With that definition in place, one can ask questions analogous to the Erdős–Szekeres theorem and to the conjecture of Loh. To express these questions in a unified way, the authors define $A_k(n;r,s)$ to be the number $N$ of vertices you need if for every $r$-colouring of the edges of the complete $k$-uniform hypergraph with vertex set $\{1,2,\dots,N\}$ there is a tight monotone path that uses at most $s$ of the colours. For example, the Erdős–Szekeres theorem implies that $A_2(n;2,1)=(n-1)^2+1$, and Loh's question turns out to be whether $A_2(n;3,2)$ is always at most $(n-1)^{3/2}+1$.

The question of generalizing the Erdős–Szekeres theorem was almost completely solved by Guy Moshkovitz and Asaf Shapira, who gave upper and lower bounds for $A_k(n;r,1)$, for every $k\geq 3$ and $r\geq 2$, that were both of the form a $(k-2)$-fold iterated exponential applied to a number of order of magnitude $n^{r-1}$. That is, they more or less determined how large $N$ needs to be if for every $r$-colouring of the complete $k$-uniform hypergraph with vertex set $\{1,2,\dots,N\}$ there is a monochromatic tight monotone path of length $n$.

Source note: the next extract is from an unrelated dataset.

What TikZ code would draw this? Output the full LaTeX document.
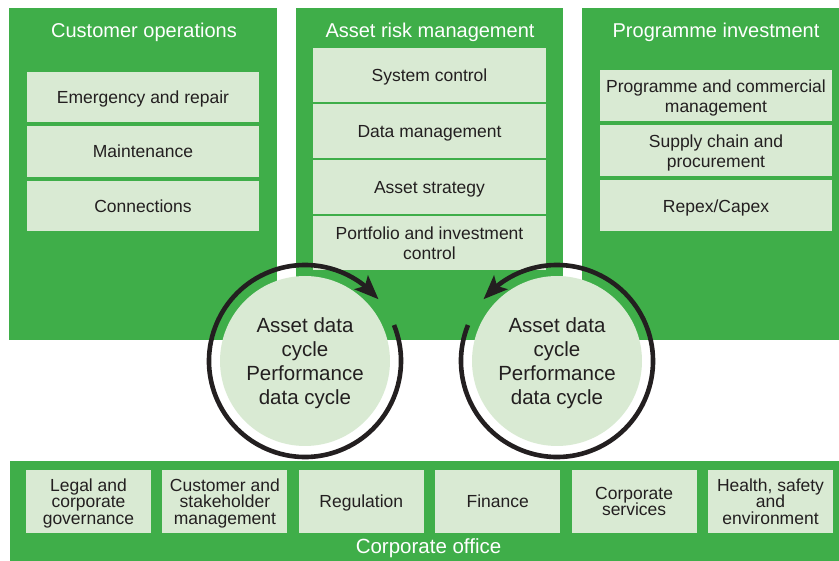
\documentclass[tikz,border=0pt]{standalone}
\usepackage{fontspec}
\setmainfont{Liberation Sans}
\usetikzlibrary{arrows.meta,positioning,bending}
\definecolor{ngreen}{HTML}{3FAE49}
\definecolor{nlight}{HTML}{D9EAD3}
\definecolor{ntext}{HTML}{231F20}

\begin{document}
\begin{tikzpicture}[x=1pt,y=-1pt,node distance=4pt and 11.4pt,
panel/.style={fill=ngreen,inner sep=0pt,outer sep=0pt},
head/.style={text=white,inner sep=0pt,text depth=0pt,font=\fontsize{20}{24}\selectfont},
unit/.style={fill=nlight,text=ntext,align=center,inner sep=0pt,outer sep=0pt,text depth=0pt,minimum width=232pt,minimum height=50.5pt,font=\fontsize{17.5}{20}\selectfont},
func/.style={unit,minimum width=125pt,minimum height=63pt,font=\fontsize{17.5}{16.7}\selectfont},
hub/.style={circle,fill=nlight,text=ntext,align=center,minimum size=170pt,inner sep=0pt,text depth=0pt,font=\fontsize{20.5}{24}\selectfont},
cyclearrow/.style={ntext,line width=4.6pt,-{Stealth[length=24pt,width=19pt,inset=5pt]}}]
\useasboundingbox (0,0) rectangle (839,561);
\node[panel,minimum width=268pt,minimum height=332pt] (cust) at (143,174) {};
\node[panel,minimum width=267pt,minimum height=332pt] (asset) at (429.5,174) {};
\node[panel,minimum width=257pt,minimum height=332pt] (prog) at (710.5,174) {};
\node[panel,minimum width=829pt,minimum height=100pt] (corp) at (424.5,511) {};
\node[head] (custhead) at (144,30) {Customer operations};
\node[head] (assethead) at (430,30) {Asset risk management};
\node[head] (proghead) at (716,30) {Programme investment};
\node[head,font=\fontsize{20.5}{24}\selectfont] (corphead) at (428.5,546) {Corporate office};
\node[unit] (emerg) at (143,97) {Emergency and repair};
\node[unit,below=of emerg] (maint) {Maintenance};
\node[unit,below=of maint] (conn) {Connections};
\node[unit,minimum width=233pt,minimum height=54pt] (sysctl) at (429.5,75) {System control};
\node[unit,minimum width=233pt,minimum height=54pt,below=2pt of sysctl] (datamgmt) {Data management};
\node[unit,minimum width=233pt,minimum height=54pt,below=2pt of datamgmt] (strategy) {Asset strategy};
\node[unit,minimum width=233pt,minimum height=54pt,below=2pt of strategy] (portfolio) {Portfolio and investment\\control};
\node[unit,minimum height=51pt] (commercial) at (716,96) {Programme and commercial\\management};
\node[unit,minimum height=51pt,below=of commercial] (supply) {Supply chain and\\procurement};
\node[unit,minimum height=51pt,below=of supply] (repex) {Repex/Capex};
\node[func] (legal) at (88.5,501.5) {Legal and\\corporate\\governance};
\node[func,right=of legal] (stake) {Customer and\\stakeholder\\management};
\node[func,right=of stake] (reg) {Regulation};
\node[func,right=of reg] (fin) {Finance};
\node[func,right=of fin] (services) {Corporate\\services};
\node[func,right=of services] (hse) {Health, safety\\and\\environment};
\node[hub] (lcycle) at (305,361) {Asset data\\cycle\\Performance\\data cycle};
\node[hub] (rcycle) at (557,361) {Asset data\\cycle\\Performance\\data cycle};
\draw[cyclearrow] (lcycle.center) ++(22:96pt) arc[start angle=22,end angle=-320,radius=96pt];
\draw[cyclearrow] (rcycle.center) ++(158:96pt) arc[start angle=158,end angle=500,radius=96pt];
\end{tikzpicture}
\end{document}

This paper considers the colour-avoiding version of the problem. The main result is rather surprising: the authors show that the bound one obtains for the colour-avoiding version is not just better but _much_ better, in that it beats the monochromatic version by an exponential. More precisely, the authors provide an upper bound for $A_k(n;r,s)$, showing that if $n\geq 3$ and $s>r/2$, then one needs not a $(k-2)$-fold iterated exponential but a $(k-3)$-fold iterated exponential, applied to a suitable power of $n$ that depends on $r$ and $s$ only. Note that when $k=3$ this implies that we do not need any exponentials, and indeed the first thing the authors do is prove that $A_3(n;3,2)$ is at most $n^9$.

The paper concludes with some appealing open problems. The most obvious is whether the upper bound provided in this paper can be matched by a lower bound, at least for the number of exponentials needed.